Under the Shell

By Erin Watson

Contrary to popular belief, snails don’t always eat humans.
This is part of a larger painting by Robert Huskisson, titled 'The 
Midsummer Night's Fairies' (1847) on display at Tate Museum in London. 

When I was growing up, one of my chores was to kill the snails in my mother’s garden. Every Sunday I would head out into the front yard armed with salt and wage war on the gastropods. Salting them individually isn’t particularly efficient, and I eventually switched to throwing them into the busy intersection by my house and letting passing cars do the dirty work. In hindsight, I’m lucky I didn’t get sick, many snails carry parasites and children who don’t wash their hands can become accidentally infected hosts.

Humans can become infected as
accidental hosts, but the parasite won't be able to
complete their life cycle. 

Hundreds of millions of people suffer from snail borne parasitic diseases. Some of these parasites, like the schistosome worms that live in blood vessels, are considered world health concerns. Others, like the parasites that cause “swimmer's itch”, are more likely to just be irritating. Each one of these parasites use a unique set of snail species as invertebrate hosts, which makes exploring snails and their parasites an important health interest. Though they are often ignored, snails are economically interesting. They can cause massive crop damage by eating field bare and can carry plant diseases from one field to another. Snails are eaten all over the world, and their mucus is found in several cosmetics, especially anti-aging lotions. For my PhD research in the UNMs biology department, I focus on Cornu aspersum, the brown garden snail. I think it’s extra interesting because it’s highly invasive, it has lots of parasites, and it’s found all over the world.  Invasive species, like the brown garden snail, affect the types and densities of parasites in a particular ecosystem. They can bring new parasites and diseases into an ecosystem or they can be new hosts for parasites already in the ecosystem. 

Snail Selfie! Here is a photo that I took of C. aspersum
from my lab at UNM.

How C. aspersum responds to parasites isn’t well understood, but it matters for us humans. Humans have immunological responses, like fevers when you have a cold or inflammation when you get cut; your immune system fights off parasites too. Though it doesn’t look like ours, invertebrates have immune systems as well. For example, even though mosquitoes transmit malaria to humans, they have their own immune response to the malarial parasites as well.  Understanding how snails respond to the parasites they carry give us insights into how to fight them. My research focuses on the immune responses of C. aspersum, starting with its blood. C. aspersum has pale blue blood due to high levels of the protein hemocyanin, and in its blood there are cells that fight off disease called hemocytes. We actually know very little about these cells, we don’t even know how long they live! Using classic cell staining and microscopy techniques, I am exploring how these cells respond to microscopic foreign invaders.
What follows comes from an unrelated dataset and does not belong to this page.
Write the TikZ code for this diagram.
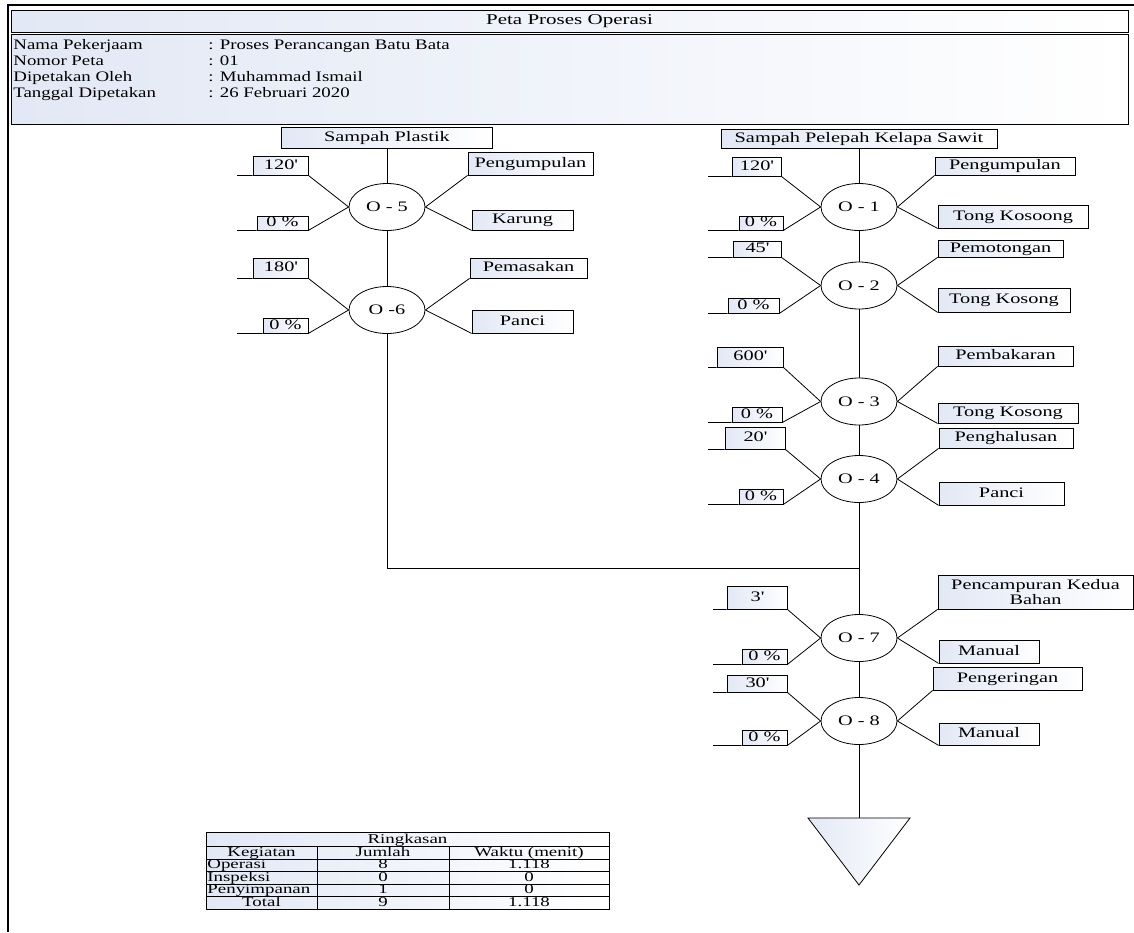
\documentclass[tikz,border=0pt]{standalone}
\usepackage{fontspec}
\setmainfont{Liberation Serif}[FakeStretch=1.4]
\newfontfamily\hdrfont{Liberation Serif}[FakeStretch=1.3]
\usepackage{tikz}
\usetikzlibrary{shapes.geometric}
\definecolor{boxfill}{RGB}{226,232,245}
\newcommand{\oplegs}[2]{%
  \coordinate (t#1e) at (#2,0 |- t#1.south west);
  \coordinate (r#1e) at (#2,0 |- r#1.south west);
  \draw (t#1e) -- (t#1.south west) (t#1.south east) -- (o#1.west);
  \draw (r#1e) -- (r#1.south west) (r#1.south east) -- (o#1.west);
  \draw (o#1.east) -- (a#1.south west) (o#1.east) -- (b#1.south west);}

\begin{document}
\begin{tikzpicture}[x=1pt,y=-1pt,line width=0.8pt,
        every node/.style={font=\fontsize{14.5}{15}\selectfont},
        pbox/.style 2 args={draw,left color=boxfill,right color=white,
          minimum width=#1,minimum height=#2,inner sep=0pt,text height=10pt,text depth=2.8pt},
        op/.style={draw,fill=white,ellipse,minimum width=76,minimum height=47,inner sep=0pt},
        hdr/.style={anchor=base west,inner sep=0pt,font=\hdrfont\fontsize{14.5}{16}\selectfont},
        cell/.style={anchor=base,inner sep=0pt,font=\fontsize{13.5}{14}\selectfont}]
        \useasboundingbox (0,0) rectangle (1134,932);
        \draw[line width=2.5pt] (8,932) -- (8,5) -- (1134,5);
        \node[pbox={1117}{22},font=\fontsize{15}{16}\selectfont] (title) at (569.5,21) {Peta Proses Operasi};
        \node[pbox={1117}{90}] (info) at (569.5,79.5) {};
        \node[hdr] (h1) at (13,49) {Nama Pekerjaam};
        \node[hdr] (h2) at (13,65) {Nomor Peta};
        \node[hdr] (h3) at (13,81) {Dipetakan Oleh};
        \node[hdr] (h4) at (13,97) {Tanggal Dipetakan};
        \node[hdr] (v1) at (208,49) {: Proses Perancangan Batu Bata};
        \node[hdr] (v2) at (208,65) {: 01};
        \node[hdr] (v3) at (208,81) {: Muhammad Ismail};
        \node[hdr] (v4) at (208,97) {: 26 Februari 2020};

        % sampah plastik
        \node[pbox={211}{21}] (sp) at (387,137.5) {Sampah Plastik};
        \node[op] (o5) at (387,207) {O - 5};
        \node[pbox={55}{19}] (t5) at (280.5,165.5) {120\textquotesingle};
        \node[pbox={51}{14}] (r5) at (282.5,223) {0 \%};
        \node[pbox={125}{23}] (a5) at (530.5,163.5) {Pengumpulan};
        \node[pbox={101}{20}] (b5) at (522.5,220) {Karung};
        \node[op] (o6) at (387,310) {O -6};
        \node[pbox={55}{20}] (t6) at (280.5,268) {180\textquotesingle};
        \node[pbox={45}{15}] (r6) at (285.5,325.5) {0 \%};
        \node[pbox={117}{20}] (a6) at (528.5,268) {Pemasakan};
        \node[pbox={101}{23}] (b6) at (522.5,321.5) {Panci};
        \oplegs{5}{237}
        \oplegs{6}{237}

        % sampah pelepah kelapa sawit
        \node[pbox={276}{19}] (sk) at (859,138.5) {Sampah Pelepah Kelapa Sawit};
        \node[op] (o1) at (859,207) {O - 1};
        \node[pbox={49}{19}] (t1) at (756.5,166.5) {120\textquotesingle};
        \node[pbox={44}{14}] (r1) at (761,223) {0 \%};
        \node[pbox={140}{18}] (a1) at (1005,166) {Pengumpulan};
        \node[pbox={150}{23}] (b1) at (1013,216.5) {Tong Kosoong};
        \node[op] (o2) at (859,285.5) {O - 2};
        \node[pbox={48}{16}] (t2) at (757,249) {45\textquotesingle};
        \node[pbox={51}{15}] (r2) at (753.5,305.5) {0 \%};
        \node[pbox={125}{17}] (a2) at (1000.5,248.5) {Pemotongan};
        \node[pbox={132}{24}] (b2) at (1004,300) {Tong Kosong};
        \node[op] (o3) at (859,401.5) {O - 3};
        \node[pbox={66}{20}] (t3) at (750,357) {600\textquotesingle};
        \node[pbox={50}{15}] (r3) at (757,414.5) {0 \%};
        \node[pbox={135}{20}] (a3) at (1005.5,356) {Pembakaran};
        \node[pbox={140}{20}] (b3) at (1008,413) {Tong Kosong};
        \node[op] (o4) at (859,479) {O - 4};
        \node[pbox={60}{22}] (t4) at (755,438) {20\textquotesingle};
        \node[pbox={44}{15}] (r4) at (761,496.5) {0 \%};
        \node[pbox={134}{20}] (a4) at (1006,438) {Penghalusan};
        \node[pbox={125}{23}] (b4) at (1001.5,493.5) {Panci};
        \oplegs{1}{708}
        \oplegs{2}{708}
        \oplegs{3}{708}
        \oplegs{4}{708}

        % gabungan
        \node[op] (o7) at (859,638) {O - 7};
        \node[pbox={60}{23}] (t7) at (757,597.5) {3\textquotesingle};
        \node[pbox={45}{15}] (r7) at (764.5,656.5) {0 \%};
        \node[pbox={195}{34},text height={},text depth={},align=center] (a7) at (1035.5,592) {Pencampuran Kedua\\Bahan};
        \node[pbox={100}{23}] (b7) at (989,651.5) {Manual};
        \node[op] (o8) at (859,721) {O - 8};
        \node[pbox={60}{17}] (t8) at (757,683.5) {30\textquotesingle};
        \node[pbox={45}{15}] (r8) at (764.5,737.5) {0 \%};
        \node[pbox={149}{23}] (a8) at (1007.5,678.5) {Pengeringan};
        \node[pbox={100}{22}] (b8) at (989,734) {Manual};
        \oplegs{7}{713}
        \oplegs{8}{713}

        \coordinate (jl) at (387,568);
        \coordinate (jr) at (859,568);
        \coordinate (st) at (859,818);
        \draw (sp) -- (o5) -- (o6) -- (jl) -- (jr);
        \draw (sk) -- (o1) -- (o2) -- (o3) -- (o4) -- (o7) -- (o8) -- (st);
        \draw[left color=boxfill,right color=white] (808,818) -- (910,818) -- (859,885) -- cycle;

        % ringkasan
        \draw[left color=boxfill,right color=white] (206,832) rectangle (609,909);
        \draw (206,846) -- (609,846) (206,859) -- (609,859) (206,871) -- (609,871)
              (206,884) -- (609,884) (206,896) -- (609,896)
              (317,846) -- (317,909) (449,846) -- (449,909);
        \node[cell] (c0) at (407.5,843) {Ringkasan};
        \node[cell] (c1) at (261.5,856) {Kegiatan};
        \node[cell] (c2) at (383,856) {Jumlah};
        \node[cell] (c3) at (529,856) {Waktu (menit)};
        \node[cell,anchor=base west] (c4) at (207,868.5) {Operasi};
        \node[cell] (c5) at (383,868.5) {8};
        \node[cell] (c6) at (529,868.5) {1.118};
        \node[cell,anchor=base west] (c7) at (207,881) {Inspeksi};
        \node[cell] (c8) at (383,881) {0};
        \node[cell] (c9) at (529,881) {0};
        \node[cell,anchor=base west] (c10) at (207,893.5) {Penyimpanan};
        \node[cell] (c11) at (383,893.5) {1};
        \node[cell] (c12) at (529,893.5) {0};
        \node[cell] (c13) at (261.5,906) {Total};
        \node[cell] (c14) at (383,906) {9};
        \node[cell] (c15) at (529,906) {1.118};
    \end{tikzpicture}
\end{document}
Do they eat invaders through the process of phagocytosis? What proteins do they use as weapons against invaders? Do the hemocytes kill invading parasites or is it something else? 

Understanding the snail immune system is crucial to being able to farm them safely. Farmed snails can be used for food or cosmetics, and understanding their immune systems means healthier snails that won’t transmit diseases to the people eating them. We can also use this knowledge to prevent diseases from being transmitted from wild populations to humans. With a little love and research, these snails can make the world a happier, healthier place; even if they still destroy my mother’s garden. 

Erin Watson-Chappell is a PhD student in the UNM Biology Department where she studies the 
immune systems of snails. The consummate lazy person, parasites are just her style.